By Jody Godoy
NEW YORK (Reuters) -Ishan Wahi, a former Coinbase Global Inc product manager, was sentenced on Tuesday to two years in prison in what U.S. prosecutors have called the first insider trading case involving cryptocurrency.
U.S. District Judge Loretta Preska sentenced Ishan Wahi, 32, in Manhattan federal court after the defendant pleaded guiltyin February to two counts of conspiracy to commit wire fraud.
The scheme involved a “massive abuse” of Coinbase’s trust, Preska said during the sentencing hearing, adding that attempts to cover it up showed that Wahi and his co-defendents knew their actions were wrong.
It is one of several high-profile cryptocurrency-related cases brought by U.S. prosecutors in New York, including one against FTX founder Sam Bankman-Fried, who has pleaded not guilty.
Prosecutors have said Wahi shared confidential information with his brother Nikhil and their friend Sameer Ramani about which digital assets would be listed on Coinbase, one of the world’s largest cryptocurrency exchanges.
The tipoff allowed the three men to make $1.5 million by trading 55 digital assets ahead of the listing announcements between June 2021 and April 2022, according to prosecutors.
Nikhil Wahi pleaded guilty in September to a wire fraud conspiracy charge, and in January was sentenced to 10 months in prison. Ramani remains at large.
At Tuesday’s hearing, Ishan Wahi expressed remorse for his actions and their effect on his friends and family, several of whom were in court.
“I made a huge mistake that will follow me for the rest of my life,” Wahi said.
Assistant U.S. Attorney Noah Solowiejczyk said during the hearing that Wahi’s conduct was “not a one-off mistake” but a stream of tips over 10 months.
Wahi had asked in court papers for a sentence no longer than his brother’s, citing other insider trading cases that resulted in little or no prison time.
Prosecutors had called for Ishan Wahi to spend more than three years in prison to deter other cryptocurrency insiders from misusing corporate information.
Prosecutors can charge fraud in instances in which deception was used to seek financial gain, regardless of the kind of asset involved.
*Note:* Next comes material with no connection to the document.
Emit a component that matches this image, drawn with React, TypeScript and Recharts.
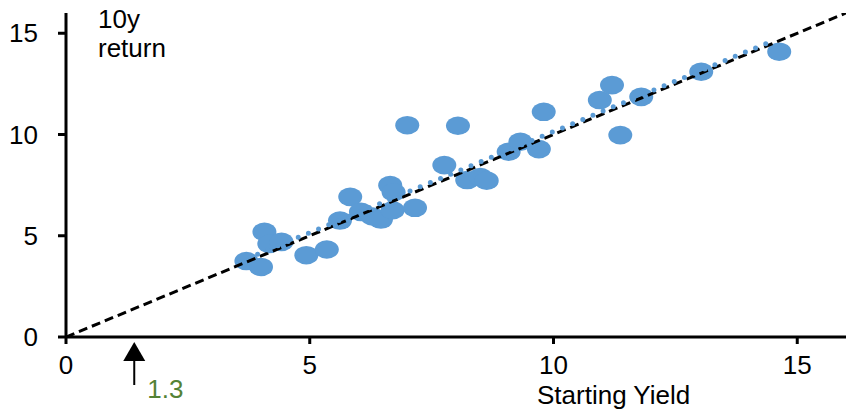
import React from "react";
import {
  ScatterChart,
  Scatter,
  XAxis,
  YAxis,
  ReferenceDot,
  Label,
} from "recharts";

// starting yield (x) vs following 10y return (y)
const yields = [
  3.7, 4.0, 4.07, 4.17, 4.42, 4.93, 5.35, 5.62, 5.83, 6.05, 6.29, 6.46, 6.65,
  6.72, 6.7, 7.16, 7.0, 8.04, 7.76, 8.23, 8.5, 8.63, 9.08, 9.32, 9.7, 9.8,
  10.95, 11.2, 11.8, 11.37, 13.03, 14.63,
];
const returns = [
  3.75, 3.46, 5.19, 4.6, 4.7, 4.04, 4.32, 5.75, 6.92, 6.18, 5.95, 5.8, 7.5,
  7.15, 6.26, 6.38, 10.46, 10.43, 8.49, 7.75, 7.9, 7.72, 9.15, 9.64, 9.28,
  11.12, 11.7, 12.44, 11.86, 9.97, 13.1, 14.09,
];

// y = x reference and the fitted trend (end points)
const diagX = [0, 16];
const diagY = [0, 16];
const trendX = [3.93, 14.49];
const trendY = [4.09, 14.62];

const axisTicks = [0, 5, 10, 15];
const arrowAt = 1.4;
const arrowLabel = "1.3";

const BLUE = "#5B9BD5";
const GREEN = "#548235";
const FONT = "'Liberation Sans', Arial, sans-serif";
const FS = 26;

const points = yields.map((x, i) => ({ x, y: returns[i] }));
const diag = diagX.map((x, i) => ({ x, y: diagY[i] }));
const trend = trendX.map((x, i) => ({ x, y: trendY[i] }));

const Ellipse = (props: any) => (
  <ellipse cx={props.cx} cy={props.cy} rx={12} ry={9.3} fill={BLUE} />
);
const NoDot = () => <g />;

const Arrow = (props: any) => {
  const { cx, cy } = props;
  return (
    <g>
      <polygon
        points={`${cx},${cy + 5} ${cx - 11},${cy + 24} ${cx + 11},${cy + 24}`}
        fill="#000"
      />
      <line x1={cx} y1={cy + 22} x2={cx} y2={cy + 48} stroke="#000" strokeWidth={2} />
      <text x={cx + 13} y={cy + 61} fill={GREEN} fontSize={FS} fontFamily={FONT}>
        {arrowLabel}
      </text>
    </g>
  );
};

const YTitle = (props: any) => {
  const { x, y, width } = props.viewBox;
  return (
    <text x={x + width + 32} y={y + 15} fontSize={FS} fill="#000" fontFamily={FONT}>
      <tspan x={x + width + 32} dy={0}>10y</tspan>
      <tspan x={x + width + 32} dy={29}>return</tspan>
    </text>
  );
};

const XTitle = (props: any) => {
  const { x, y } = props.viewBox;
  return (
    <text x={x + 471} y={y + 67} fontSize={FS} fill="#000" fontFamily={FONT}>
      Starting Yield
    </text>
  );
};

export default function App() {
  return (
    <div style={{ position: "absolute", left: 0, top: 0, background: "#fff" }}>
      <ScatterChart
        width={846}
        height={411}
        margin={{ top: 13, right: 0, left: 0, bottom: 0 }}
        style={{ fontFamily: FONT }}
      >
        <XAxis
          type="number"
          dataKey="x"
          domain={[0, 16]}
          ticks={axisTicks}
          allowDataOverflow
          height={74}
          axisLine={{ stroke: "#000", strokeWidth: 3 }}
          tickLine={{ stroke: "#000", strokeWidth: 3 }}
          tickSize={7}
          tickMargin={12}
          tick={{ fill: "#000", fontSize: FS }}
        >
          <Label content={XTitle} />
        </XAxis>
        <YAxis
          type="number"
          dataKey="y"
          domain={[0, 16]}
          ticks={axisTicks}
          allowDataOverflow
          width={66}
          axisLine={{ stroke: "#000", strokeWidth: 3 }}
          tickLine={{ stroke: "#000", strokeWidth: 3 }}
          tickSize={8}
          tickMargin={20}
          tick={{ fill: "#000", fontSize: FS }}
        >
          <Label content={YTitle} />
        </YAxis>
        <Scatter data={points} shape={Ellipse} isAnimationActive={false} />
        <Scatter
          data={diag}
          shape={NoDot}
          line={{ stroke: "#000", strokeWidth: 3, strokeDasharray: "9 5" }}
          isAnimationActive={false}
        />
        <Scatter
          data={trend}
          shape={NoDot}
          line={{
            stroke: BLUE,
            strokeWidth: 5,
            strokeDasharray: "0 11",
            strokeLinecap: "round",
          }}
          isAnimationActive={false}
        />
        <ReferenceDot x={arrowAt} y={0} shape={Arrow} />
      </ScatterChart>
    </div>
  );
}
This gives the U.S. Justice Department more latitude to go after crypto-related wrongdoing than its civil counterpart, the U.S. Securities and Exchange Commission, which is limited to policing the securities markets.
The SEC has argued in lawsuits, including one it filed against Ishan and Nikhil Wahi over their trades, that many digital assets are securities. Ishan Wahi and the SEC have reached an agreement in principle to settle the claims, while Nikhil Wahi and the SEC are also in settlement talks, court papers showed.
Coinbase has said it does not list any securities.